Given task: Write out the listing below exactly, and omit any images you find in it.

Data extract:
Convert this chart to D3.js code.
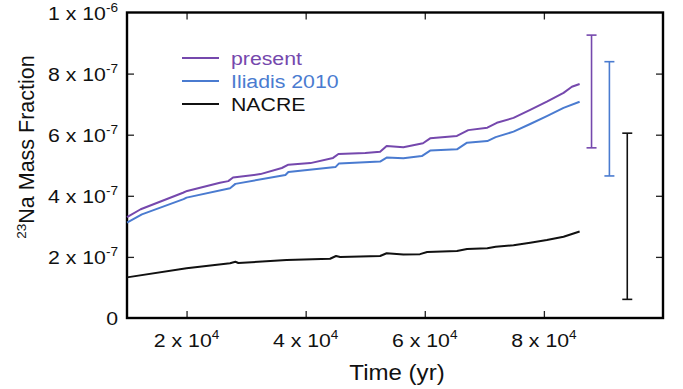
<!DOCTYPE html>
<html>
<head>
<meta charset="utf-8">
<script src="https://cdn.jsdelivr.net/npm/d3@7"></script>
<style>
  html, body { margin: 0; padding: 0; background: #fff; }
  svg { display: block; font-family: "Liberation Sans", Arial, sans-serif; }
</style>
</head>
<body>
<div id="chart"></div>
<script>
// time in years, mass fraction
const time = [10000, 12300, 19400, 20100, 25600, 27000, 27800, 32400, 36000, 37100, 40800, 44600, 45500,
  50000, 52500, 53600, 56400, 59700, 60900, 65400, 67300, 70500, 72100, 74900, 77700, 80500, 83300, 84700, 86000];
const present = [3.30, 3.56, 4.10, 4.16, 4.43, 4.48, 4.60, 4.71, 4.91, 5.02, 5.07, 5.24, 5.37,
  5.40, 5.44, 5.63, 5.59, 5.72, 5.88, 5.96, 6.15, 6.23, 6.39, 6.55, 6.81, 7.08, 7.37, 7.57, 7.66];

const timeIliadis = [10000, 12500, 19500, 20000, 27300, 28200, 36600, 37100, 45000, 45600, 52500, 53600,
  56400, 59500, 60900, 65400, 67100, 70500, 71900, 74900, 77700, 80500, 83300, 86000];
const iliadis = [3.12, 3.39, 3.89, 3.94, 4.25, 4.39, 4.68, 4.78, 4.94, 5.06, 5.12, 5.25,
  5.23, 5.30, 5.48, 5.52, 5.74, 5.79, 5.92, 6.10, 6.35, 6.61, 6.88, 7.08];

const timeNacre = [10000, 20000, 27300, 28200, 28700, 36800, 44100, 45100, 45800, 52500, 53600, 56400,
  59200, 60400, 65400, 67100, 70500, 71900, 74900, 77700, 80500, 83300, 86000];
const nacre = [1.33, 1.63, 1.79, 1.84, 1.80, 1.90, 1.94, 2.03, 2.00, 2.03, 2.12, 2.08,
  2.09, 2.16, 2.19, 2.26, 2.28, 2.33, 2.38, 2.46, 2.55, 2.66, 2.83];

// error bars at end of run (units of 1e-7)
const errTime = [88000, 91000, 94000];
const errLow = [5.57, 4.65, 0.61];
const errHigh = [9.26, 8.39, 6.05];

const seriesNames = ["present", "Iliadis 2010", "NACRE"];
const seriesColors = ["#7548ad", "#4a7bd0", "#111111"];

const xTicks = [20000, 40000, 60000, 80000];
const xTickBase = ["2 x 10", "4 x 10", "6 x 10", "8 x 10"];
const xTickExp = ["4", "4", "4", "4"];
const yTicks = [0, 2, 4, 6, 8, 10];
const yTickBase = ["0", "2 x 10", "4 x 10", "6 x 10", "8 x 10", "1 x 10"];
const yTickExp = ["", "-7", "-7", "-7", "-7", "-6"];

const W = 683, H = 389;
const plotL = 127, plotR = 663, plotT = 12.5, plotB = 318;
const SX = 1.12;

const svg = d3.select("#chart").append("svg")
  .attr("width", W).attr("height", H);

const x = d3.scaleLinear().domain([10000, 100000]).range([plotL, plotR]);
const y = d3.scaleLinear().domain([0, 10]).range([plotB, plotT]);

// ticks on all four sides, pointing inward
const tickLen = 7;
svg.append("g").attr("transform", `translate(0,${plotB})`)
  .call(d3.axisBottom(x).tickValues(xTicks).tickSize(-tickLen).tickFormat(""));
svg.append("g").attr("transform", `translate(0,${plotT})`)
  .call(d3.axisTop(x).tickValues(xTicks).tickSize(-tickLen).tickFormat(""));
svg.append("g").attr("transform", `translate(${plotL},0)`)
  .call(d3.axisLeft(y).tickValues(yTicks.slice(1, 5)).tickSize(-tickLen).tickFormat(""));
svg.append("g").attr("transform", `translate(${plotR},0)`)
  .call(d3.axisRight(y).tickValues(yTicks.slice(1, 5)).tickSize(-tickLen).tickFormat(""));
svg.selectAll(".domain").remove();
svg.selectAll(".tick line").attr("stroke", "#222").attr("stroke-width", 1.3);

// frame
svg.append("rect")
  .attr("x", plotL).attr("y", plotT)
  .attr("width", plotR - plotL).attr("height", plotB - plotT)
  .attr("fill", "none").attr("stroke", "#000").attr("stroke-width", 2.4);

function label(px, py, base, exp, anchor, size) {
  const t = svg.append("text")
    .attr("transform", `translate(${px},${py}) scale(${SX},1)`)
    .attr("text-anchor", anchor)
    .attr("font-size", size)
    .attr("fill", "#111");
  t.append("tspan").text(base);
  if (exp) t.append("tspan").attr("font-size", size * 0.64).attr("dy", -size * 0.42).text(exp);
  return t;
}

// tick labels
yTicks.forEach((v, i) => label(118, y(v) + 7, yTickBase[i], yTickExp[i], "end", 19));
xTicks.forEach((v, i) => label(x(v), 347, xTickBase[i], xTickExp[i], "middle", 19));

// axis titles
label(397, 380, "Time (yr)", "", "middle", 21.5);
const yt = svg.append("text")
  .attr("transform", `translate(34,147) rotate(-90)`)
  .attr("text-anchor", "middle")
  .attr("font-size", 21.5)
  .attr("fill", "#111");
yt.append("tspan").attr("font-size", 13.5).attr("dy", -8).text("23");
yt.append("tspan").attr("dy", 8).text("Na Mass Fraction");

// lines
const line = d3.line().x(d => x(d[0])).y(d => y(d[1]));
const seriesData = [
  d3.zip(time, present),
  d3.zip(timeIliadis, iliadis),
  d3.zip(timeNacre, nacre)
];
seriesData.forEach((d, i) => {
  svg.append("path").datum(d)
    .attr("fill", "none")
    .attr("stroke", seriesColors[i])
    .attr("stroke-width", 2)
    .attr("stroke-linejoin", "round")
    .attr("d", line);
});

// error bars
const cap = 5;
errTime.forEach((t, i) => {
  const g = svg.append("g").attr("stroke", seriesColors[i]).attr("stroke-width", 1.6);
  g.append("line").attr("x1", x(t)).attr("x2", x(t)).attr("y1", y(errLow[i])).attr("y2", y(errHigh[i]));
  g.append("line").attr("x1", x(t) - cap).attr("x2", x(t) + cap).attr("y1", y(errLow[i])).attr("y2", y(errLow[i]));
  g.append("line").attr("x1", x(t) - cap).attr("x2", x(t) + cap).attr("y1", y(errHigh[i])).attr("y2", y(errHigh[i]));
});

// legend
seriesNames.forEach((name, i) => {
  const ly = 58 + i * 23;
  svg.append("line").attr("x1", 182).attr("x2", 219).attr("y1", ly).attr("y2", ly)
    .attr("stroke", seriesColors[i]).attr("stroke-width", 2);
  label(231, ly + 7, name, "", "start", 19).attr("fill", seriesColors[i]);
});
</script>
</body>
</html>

Full answer:
Convert this chart to D3.js code.
<!DOCTYPE html>
<html>
<head>
<meta charset="utf-8">
<script src="https://cdn.jsdelivr.net/npm/d3@7"></script>
<style>
  html, body { margin: 0; padding: 0; background: #fff; }
  svg { display: block; font-family: "Liberation Sans", Arial, sans-serif; }
</style>
</head>
<body>
<div id="chart"></div>
<script>
// time in years, mass fraction
const time = [10000, 12300, 19400, 20100, 25600, 27000, 27800, 32400, 36000, 37100, 40800, 44600, 45500,
  50000, 52500, 53600, 56400, 59700, 60900, 65400, 67300, 70500, 72100, 74900, 77700, 80500, 83300, 84700, 86000];
const present = [3.30, 3.56, 4.10, 4.16, 4.43, 4.48, 4.60, 4.71, 4.91, 5.02, 5.07, 5.24, 5.37,
  5.40, 5.44, 5.63, 5.59, 5.72, 5.88, 5.96, 6.15, 6.23, 6.39, 6.55, 6.81, 7.08, 7.37, 7.57, 7.66];

const timeIliadis = [10000, 12500, 19500, 20000, 27300, 28200, 36600, 37100, 45000, 45600, 52500, 53600,
  56400, 59500, 60900, 65400, 67100, 70500, 71900, 74900, 77700, 80500, 83300, 86000];
const iliadis = [3.12, 3.39, 3.89, 3.94, 4.25, 4.39, 4.68, 4.78, 4.94, 5.06, 5.12, 5.25,
  5.23, 5.30, 5.48, 5.52, 5.74, 5.79, 5.92, 6.10, 6.35, 6.61, 6.88, 7.08];

const timeNacre = [10000, 20000, 27300, 28200, 28700, 36800, 44100, 45100, 45800, 52500, 53600, 56400,
  59200, 60400, 65400, 67100, 70500, 71900, 74900, 77700, 80500, 83300, 86000];
const nacre = [1.33, 1.63, 1.79, 1.84, 1.80, 1.90, 1.94, 2.03, 2.00, 2.03, 2.12, 2.08,
  2.09, 2.16, 2.19, 2.26, 2.28, 2.33, 2.38, 2.46, 2.55, 2.66, 2.83];

// error bars at end of run (units of 1e-7)
const errTime = [88000, 91000, 94000];
const errLow = [5.57, 4.65, 0.61];
const errHigh = [9.26, 8.39, 6.05];

const seriesNames = ["present", "Iliadis 2010", "NACRE"];
const seriesColors = ["#7548ad", "#4a7bd0", "#111111"];

const xTicks = [20000, 40000, 60000, 80000];
const xTickBase = ["2 x 10", "4 x 10", "6 x 10", "8 x 10"];
const xTickExp = ["4", "4", "4", "4"];
const yTicks = [0, 2, 4, 6, 8, 10];
const yTickBase = ["0", "2 x 10", "4 x 10", "6 x 10", "8 x 10", "1 x 10"];
const yTickExp = ["", "-7", "-7", "-7", "-7", "-6"];

const W = 683, H = 389;
const plotL = 127, plotR = 663, plotT = 12.5, plotB = 318;
const SX = 1.12;

const svg = d3.select("#chart").append("svg")
  .attr("width", W).attr("height", H);

const x = d3.scaleLinear().domain([10000, 100000]).range([plotL, plotR]);
const y = d3.scaleLinear().domain([0, 10]).range([plotB, plotT]);

// ticks on all four sides, pointing inward
const tickLen = 7;
svg.append("g").attr("transform", `translate(0,${plotB})`)
  .call(d3.axisBottom(x).tickValues(xTicks).tickSize(-tickLen).tickFormat(""));
svg.append("g").attr("transform", `translate(0,${plotT})`)
  .call(d3.axisTop(x).tickValues(xTicks).tickSize(-tickLen).tickFormat(""));
svg.append("g").attr("transform", `translate(${plotL},0)`)
  .call(d3.axisLeft(y).tickValues(yTicks.slice(1, 5)).tickSize(-tickLen).tickFormat(""));
svg.append("g").attr("transform", `translate(${plotR},0)`)
  .call(d3.axisRight(y).tickValues(yTicks.slice(1, 5)).tickSize(-tickLen).tickFormat(""));
svg.selectAll(".domain").remove();
svg.selectAll(".tick line").attr("stroke", "#222").attr("stroke-width", 1.3);

// frame
svg.append("rect")
  .attr("x", plotL).attr("y", plotT)
  .attr("width", plotR - plotL).attr("height", plotB - plotT)
  .attr("fill", "none").attr("stroke", "#000").attr("stroke-width", 2.4);

function label(px, py, base, exp, anchor, size) {
  const t = svg.append("text")
    .attr("transform", `translate(${px},${py}) scale(${SX},1)`)
    .attr("text-anchor", anchor)
    .attr("font-size", size)
    .attr("fill", "#111");
  t.append("tspan").text(base);
  if (exp) t.append("tspan").attr("font-size", size * 0.64).attr("dy", -size * 0.42).text(exp);
  return t;
}

// tick labels
yTicks.forEach((v, i) => label(118, y(v) + 7, yTickBase[i], yTickExp[i], "end", 19));
xTicks.forEach((v, i) => label(x(v), 347, xTickBase[i], xTickExp[i], "middle", 19));

// axis titles
label(397, 380, "Time (yr)", "", "middle", 21.5);
const yt = svg.append("text")
  .attr("transform", `translate(34,147) rotate(-90)`)
  .attr("text-anchor", "middle")
  .attr("font-size", 21.5)
  .attr("fill", "#111");
yt.append("tspan").attr("font-size", 13.5).attr("dy", -8).text("23");
yt.append("tspan").attr("dy", 8).text("Na Mass Fraction");

// lines
const line = d3.line().x(d => x(d[0])).y(d => y(d[1]));
const seriesData = [
  d3.zip(time, present),
  d3.zip(timeIliadis, iliadis),
  d3.zip(timeNacre, nacre)
];
seriesData.forEach((d, i) => {
  svg.append("path").datum(d)
    .attr("fill", "none")
    .attr("stroke", seriesColors[i])
    .attr("stroke-width", 2)
    .attr("stroke-linejoin", "round")
    .attr("d", line);
});

// error bars
const cap = 5;
errTime.forEach((t, i) => {
  const g = svg.append("g").attr("stroke", seriesColors[i]).attr("stroke-width", 1.6);
  g.append("line").attr("x1", x(t)).attr("x2", x(t)).attr("y1", y(errLow[i])).attr("y2", y(errHigh[i]));
  g.append("line").attr("x1", x(t) - cap).attr("x2", x(t) + cap).attr("y1", y(errLow[i])).attr("y2", y(errLow[i]));
  g.append("line").attr("x1", x(t) - cap).attr("x2", x(t) + cap).attr("y1", y(errHigh[i])).attr("y2", y(errHigh[i]));
});

// legend
seriesNames.forEach((name, i) => {
  const ly = 58 + i * 23;
  svg.append("line").attr("x1", 182).attr("x2", 219).attr("y1", ly).attr("y2", ly)
    .attr("stroke", seriesColors[i]).attr("stroke-width", 2);
  label(231, ly + 7, name, "", "start", 19).attr("fill", seriesColors[i]);
});
</script>
</body>
</html>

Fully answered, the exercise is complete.